Defying perceptions of a stagnant market, a dozen suburbs have posted boom-level clearance rates, thanks to eager buyers snapping up properties after prices fell by up to 16 per cent in the past 12 months.

Industry insiders say buyer demand is rising as the property slump has improved affordability in popular gentrified or blue-chip pockets.

”We’re finding the northern suburbs are performing better and more consistently than other areas of Melbourne, and I think it’s mainly to do with price point,” said Hocking Stuart director Rob Elsom. ”We are getting a lot of family homes listed for sale that are in a price bracket that are still affordable to people.”

The latest trend follows a decade of soaring price growth that quickly put many of these areas out of reach of middle-class and aspirational buyers.

Median house prices have fallen by between $40,000 and $74,000 in Carlton ($587,000), Fitzroy North ($800,000) and Collingwood ($666,000) in the year to June, according to the Fairfax-owned Australian Property Monitors.

In the east, Armadale no longer belongs to the ”million-dollar suburb club”, after shedding $170,000 from its median price, now $930,000.

But rather than spooking buyers, the price falls are fuelling competition to the point where more than three in four home owners in these areas make a sale on auction day, according to the Real Estate Institute of Victoria.

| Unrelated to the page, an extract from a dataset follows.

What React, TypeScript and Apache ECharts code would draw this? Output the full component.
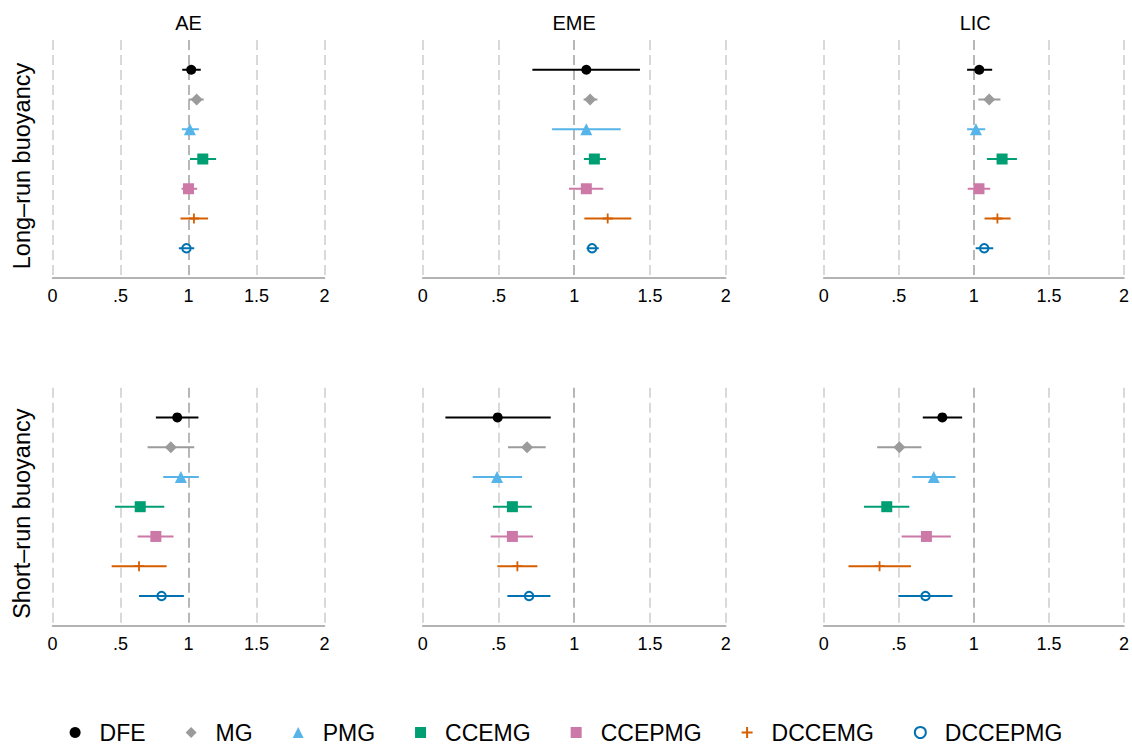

Sarah and Mark Adams, who are putting their Collingwood townhouse under the hammer in fortnight, are ”pretty confident” they will find a buyer. ”It’s only been open for inspection twice and already somebody wants to come back to see it again,” Ms Adams said. ”There’s a lot of apartments in Collingwood, so our place is fairly unique.”

BIS Shrapnel analyst Angie Zigomanis said a falling market could inspire prospective buyers, especially those looking to upgrade suburbs. ”Seeing prices fall in an area where a buyer wants to live but couldn’t afford to before, can prove attractive enough for them to choose to upgrade, even though their own home might conceivably be worth less than a year ago.” But the data also shows that a steep fall in prices does not guarantee that buyers will once again flock to an area.

While Toorak’s median house price dropped by 26 per cent, the clearance rate has averaged just 56 per cent. In Maribyrnong, only 38 per cent of properties have sold under the hammer, despite prices falling by 11 per cent.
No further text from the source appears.